Nice. I think this a fine way forward with or without step 2. I say leave out
the 2 years (or any) deadline, and let people argue over how and when to do
step 2 for however long it takes.
Given the questions already raised on this thread, we should probably add
explicit guidance to RFC6991-bis for new modules.
All new modules should:
- Use `X` in place of `X-no-zone`
- Use `X-zone` in place of `X` if zone info wanted
- In the module description indicate that `{ip,ipv4,ipv6}-address` use
conforms to the guidance in RFC (6991-bis)
Thanks,
Chris.
"Rob Wilton (rwilton)" <[email protected]> writes:
Hi all,
....
Given the pushback on making a single non-backwards compatible change to the
new definition, I want to ask whether the following might be a possible path
that gains wider consensus:
(1) In RFC 6991 bis, I propose that we:
(i) define new ip-address-with-zone types (and v4 and v6 versions) and keep the
-no-zone versions.
(ii) we change the description of "ip-address" to indicate:
- Although the type allows for zone information, many implementations are
unlikely to accept zone information in most scenarios (i.e., so the description
of the type more accurately reflects reality).

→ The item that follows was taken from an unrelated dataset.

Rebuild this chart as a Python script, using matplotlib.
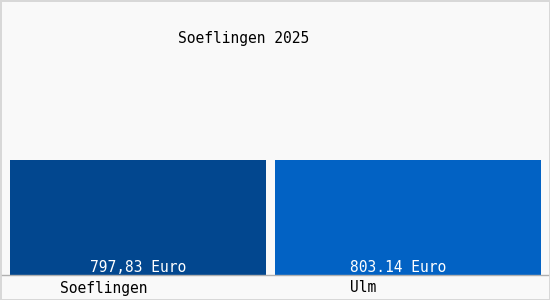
import matplotlib.pyplot as plt
from matplotlib.lines import Line2D
import matplotlib.transforms as mtransforms

places = ["Soeflingen", "Ulm"]
values = [797.83, 803.14]
value_labels = ["797,83 Euro", "803.14 Euro"]
colors = ["#02478F", "#0262C4"]
title = "Soeflingen 2025"

mono = "DejaVu Sans Mono"

fig = plt.figure(figsize=(5.5, 3), dpi=100)
fig.patch.set_facecolor("#F9F9F9")
fig.patch.set_edgecolor("#D8D8D8")
fig.patch.set_linewidth(2)

ax = fig.add_axes([10 / 550, 25 / 300, 531 / 550, 275 / 300])
ax.set_facecolor("none")
xs = list(range(len(places)))
widths = [0.948, 0.985]
ax.bar(xs, values, width=widths, color=colors)
ax.set_xlim(-widths[0] / 2, xs[-1] + widths[-1] / 2)
ax.set_ylim(0, 803.14 * 275 / 115.5)
ax.axis("off")

trans = mtransforms.blended_transform_factory(ax.transData, ax.transAxes)

# value labels inside bars, near the bottom
shifts = [0.0, -0.037]
for x, lab, s in zip(xs, value_labels, shifts):
    ax.text(x + s, 7 / 275, lab, transform=trans, ha="center", va="center",
            color="white", fontsize=10.5, family=mono)

# category labels under the axis
name_shifts = [-0.126, -0.167]
for x, name, s in zip(xs, places, name_shifts):
    ax.text(x + s, -13 / 275, name, transform=trans, ha="center", va="center",
            color="black", fontsize=10.5, family=mono)

fig.add_artist(Line2D([2 / 550, 548 / 550], [25 / 300, 25 / 300], color="#B0B0B0", lw=1))
fig.text(244 / 550, 1 - 38 / 300, title, ha="center", va="center", fontsize=10.5, family=mono)

fig.savefig("out.png", dpi=100, facecolor=fig.get_facecolor(), edgecolor=fig.get_edgecolor())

- A new ip-address-with-zone type has been introduced to use where zoned IP
addresses are required/useful, and models that use ip-address with the intention
of supporting zoned IP addresses MUST migrate to ip-address-with-zone.
- In the future (at least 2 years after RFC 6991 bis is published), the
expectation is that the definition of ip-address will change to match that of
ip-address-no-zone.
(2) Then in 2 years time, we publish RFC 6991-bis-bis to change the definition of
ip-address to match ip-address-no-zone and deprecate the "-no-zone" version at
the same time.
My reasoning as to why to take this path is:
(1) It is a phased migration, nothing breaks, 3rd parties have time to migrate.
(2) It ends up with the right definition (with the added bonus that it aligns
to the OC definition).
(3) It doesn't require us republishing 40+ RFCs.
(4) it hopefully allows us to use YANG versioning to flag this as an NBC change,
along with the other standards to help mitigate this change (import
revision-or-derived, YANG packages, schema comparison).
I would be keen to hear thoughts on whether this could be a workable consensus
solution - i.e., specifically, you would be able to live with it.